Bursting of a bubble confined in between two plates

Rupture of liquid thin films, driven by surface tension, has attracted interests of scientists for many years [1-4]. It is also a daily phenomenon familiar to everyone in the form of the bursting of soap films. In recent years, many studies in confined geometries (e.g. in a Hele-Shaw cell) have revealed physical mechanisms of the dynamics of bubbles and drops [5]. As for a liquid film sandwiched in between another liquid immiscible to the film liquid in the Hele-Shaw cell, it is reported that the thin film bursts at a constant speed and the speed depends on the viscosity of the surrounding liquid when the film is less viscous, although a rim is not formed at the bursting tip; this is because the circular symmetry of the hole in the bursting film is lost [6]. Here, we study the bursting speed of a thin film sandwiched between air instead of the surrounding liquid in the Hele-Shaw cell to seek different scaling regimes.

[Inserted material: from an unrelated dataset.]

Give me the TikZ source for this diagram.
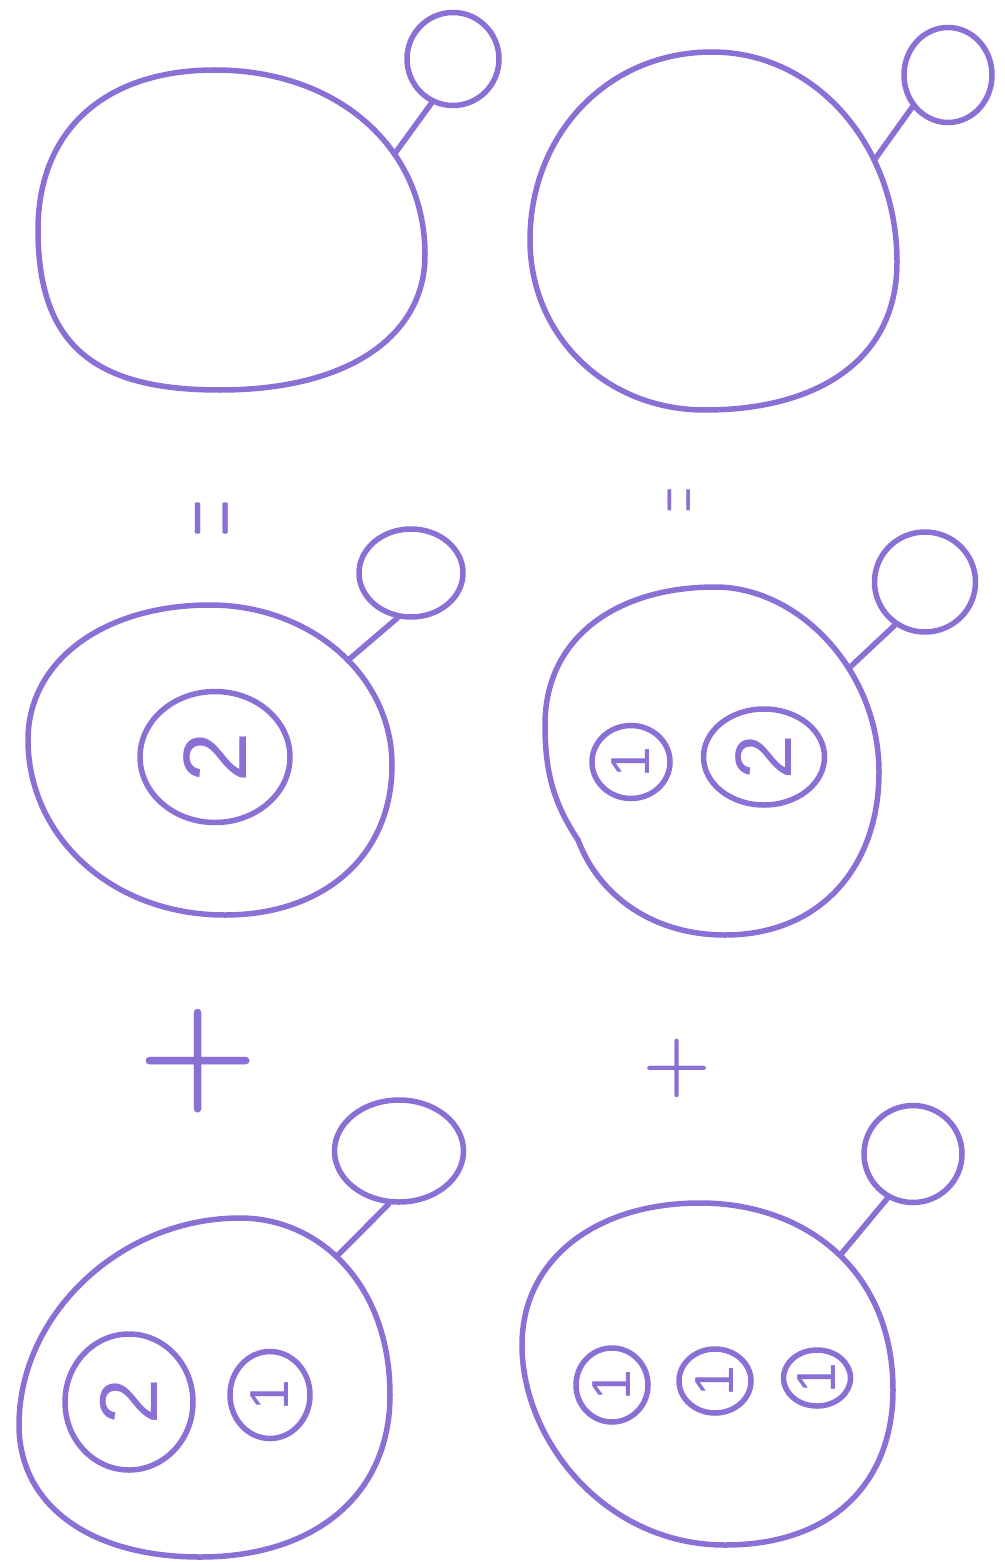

By measuring the bursting velocity and the film thickness of an air bubble with a high speed camera, we have found a new scaling law in viscous regime. [1] L. Rayleigh, Nature 44 (1891) [2] F. E. Culick, J. Appl. Phys. 31 (1960) [3] G. Debregeas, P. Martin and F. Brochard-Wyart, Phys. Rev. Lett. 75 (1995) [4] E. Reyssat and D. Quere, Europhys. Lett. 76 (2006) [5] Maria YOKOTA and Ko OKUMURA, Proc. Nat. Acad. Sci. 108 (2011) [6] Ayako ERI and Ko OKUMURA, Phys. Rev. E Rapid Communication, 82 (2010)